▶ **The problem**:
Restate the data exactly as given and keep the pictures out.

* Begin Data extract *

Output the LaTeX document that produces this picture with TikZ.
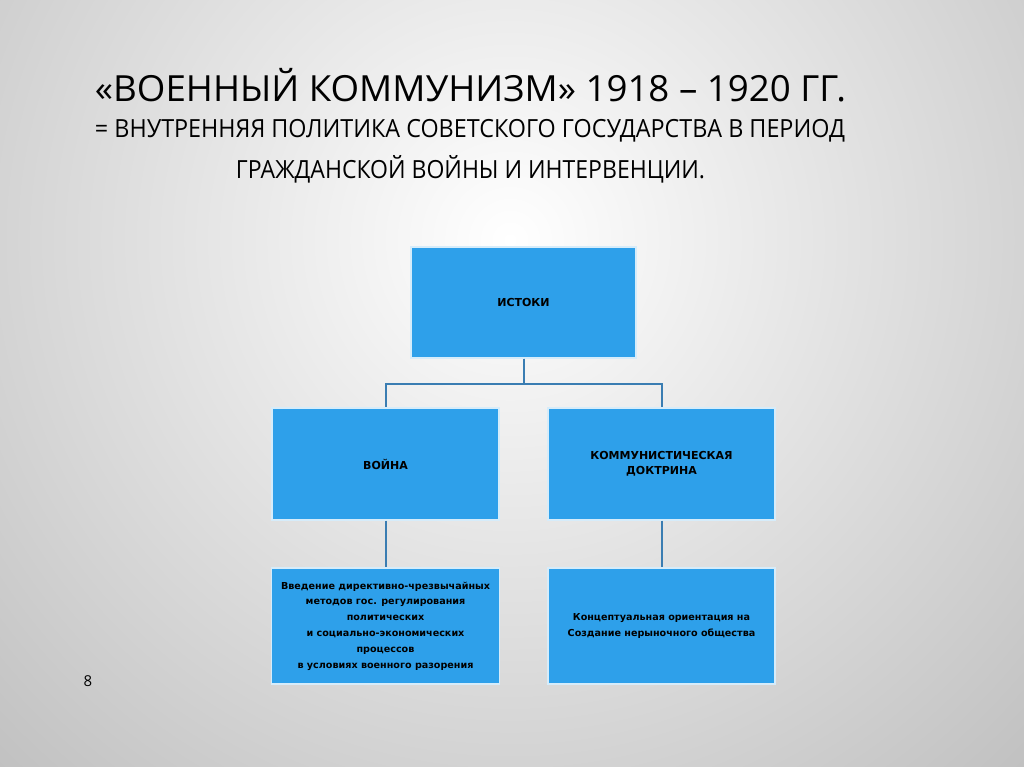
\documentclass[tikz,border=0pt]{standalone}
\usepackage{fontspec}
\setmainfont{Open Sans}
\newfontfamily\boxfont{DejaVu Sans}
\usepackage{graphicx}
\definecolor{boxblue}{HTML}{2EA0EA}
\definecolor{boxedge}{HTML}{D6ECFA}
\definecolor{linkblue}{HTML}{3A7DB2}
\definecolor{bgout}{HTML}{B9B9B9}
\begin{document}
\begin{tikzpicture}[x=1pt,y=-1pt,
  blk/.style={rectangle,draw=boxedge,line width=1.2pt,fill=boxblue,inner sep=2pt,
    font=\boxfont\bfseries\fontsize{11}{15}\selectfont,align=center},
  blksmall/.style={blk,font=\boxfont\bfseries\fontsize{9.6}{15.8}\selectfont},
  link/.style={draw=linkblue,line width=2pt}]
\useasboundingbox (0,0) rectangle (1024,767);
\begin{scope}
  \clip (0,0) rectangle (1024,767);
  \shade[inner color=white,outer color=bgout] (510,240) circle (830);
\end{scope}
% titles
\node[anchor=base,inner sep=0] (t1) at (470.5,102) {\resizebox{751pt}{\height}{\fontsize{36}{40}\selectfont «ВОЕННЫЙ КОММУНИЗМ» 1918 – 1920 ГГ.}};
\node[anchor=base,inner sep=0] (t2) at (470,138) {\resizebox{750pt}{\height}{\fontsize{25}{30}\selectfont = ВНУТРЕННЯЯ ПОЛИТИКА СОВЕТСКОГО ГОСУДАРСТВА В ПЕРИОД}};
\node[anchor=base,inner sep=0] (t3) at (470.5,179) {\resizebox{469pt}{\height}{\fontsize{25}{30}\selectfont ГРАЖДАНСКОЙ ВОЙНЫ И ИНТЕРВЕНЦИИ.}};
% boxes
\node[blk,minimum width=225pt,minimum height=111pt] (ist) at (523.5,302.5) {ИСТОКИ};
\node[blk,minimum width=227pt,minimum height=112pt] (war) at (385.5,464) {ВОЙНА};
\node[blk,minimum width=227pt,minimum height=112pt] (doc) at (661.5,464) {КОММУНИСТИЧЕСКАЯ\\ДОКТРИНА};
\node[blksmall,minimum width=228pt,minimum height=116pt] (bl) at (385.5,626)
  {Введение директивно-чрезвычайных\\методов гос. регулирования\\политических\\и социально-экономических\\процессов\\в условиях военного разорения};
\node[blksmall,minimum width=227pt,minimum height=116pt] (br) at (661.5,626)
  {Концептуальная ориентация на\\Создание нерыночного общества};
% connectors
\draw[link] (ist.south) -- ++(0,25) -| (war.north);
\draw[link] (ist.south) -- ++(0,25) -| (doc.north);
\draw[link] (war.south) -- (bl.north);
\draw[link] (doc.south) -- (br.north);
% page number
\node[font=\fontsize{15}{18}\selectfont,inner sep=0] (pg) at (88,681) {8};
\end{tikzpicture}
\end{document}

* End Data extract *

▶ **Written reply**:
Output the LaTeX document that produces this picture with TikZ.
\documentclass[tikz,border=0pt]{standalone}
\usepackage{fontspec}
\setmainfont{Open Sans}
\newfontfamily\boxfont{DejaVu Sans}
\usepackage{graphicx}
\definecolor{boxblue}{HTML}{2EA0EA}
\definecolor{boxedge}{HTML}{D6ECFA}
\definecolor{linkblue}{HTML}{3A7DB2}
\definecolor{bgout}{HTML}{B9B9B9}
\begin{document}
\begin{tikzpicture}[x=1pt,y=-1pt,
  blk/.style={rectangle,draw=boxedge,line width=1.2pt,fill=boxblue,inner sep=2pt,
    font=\boxfont\bfseries\fontsize{11}{15}\selectfont,align=center},
  blksmall/.style={blk,font=\boxfont\bfseries\fontsize{9.6}{15.8}\selectfont},
  link/.style={draw=linkblue,line width=2pt}]
\useasboundingbox (0,0) rectangle (1024,767);
\begin{scope}
  \clip (0,0) rectangle (1024,767);
  \shade[inner color=white,outer color=bgout] (510,240) circle (830);
\end{scope}
% titles
\node[anchor=base,inner sep=0] (t1) at (470.5,102) {\resizebox{751pt}{\height}{\fontsize{36}{40}\selectfont «ВОЕННЫЙ КОММУНИЗМ» 1918 – 1920 ГГ.}};
\node[anchor=base,inner sep=0] (t2) at (470,138) {\resizebox{750pt}{\height}{\fontsize{25}{30}\selectfont = ВНУТРЕННЯЯ ПОЛИТИКА СОВЕТСКОГО ГОСУДАРСТВА В ПЕРИОД}};
\node[anchor=base,inner sep=0] (t3) at (470.5,179) {\resizebox{469pt}{\height}{\fontsize{25}{30}\selectfont ГРАЖДАНСКОЙ ВОЙНЫ И ИНТЕРВЕНЦИИ.}};
% boxes
\node[blk,minimum width=225pt,minimum height=111pt] (ist) at (523.5,302.5) {ИСТОКИ};
\node[blk,minimum width=227pt,minimum height=112pt] (war) at (385.5,464) {ВОЙНА};
\node[blk,minimum width=227pt,minimum height=112pt] (doc) at (661.5,464) {КОММУНИСТИЧЕСКАЯ\\ДОКТРИНА};
\node[blksmall,minimum width=228pt,minimum height=116pt] (bl) at (385.5,626)
  {Введение директивно-чрезвычайных\\методов гос. регулирования\\политических\\и социально-экономических\\процессов\\в условиях военного разорения};
\node[blksmall,minimum width=227pt,minimum height=116pt] (br) at (661.5,626)
  {Концептуальная ориентация на\\Создание нерыночного общества};
% connectors
\draw[link] (ist.south) -- ++(0,25) -| (war.north);
\draw[link] (ist.south) -- ++(0,25) -| (doc.north);
\draw[link] (war.south) -- (bl.north);
\draw[link] (doc.south) -- (br.north);
% page number
\node[font=\fontsize{15}{18}\selectfont,inner sep=0] (pg) at (88,681) {8};
\end{tikzpicture}
\end{document}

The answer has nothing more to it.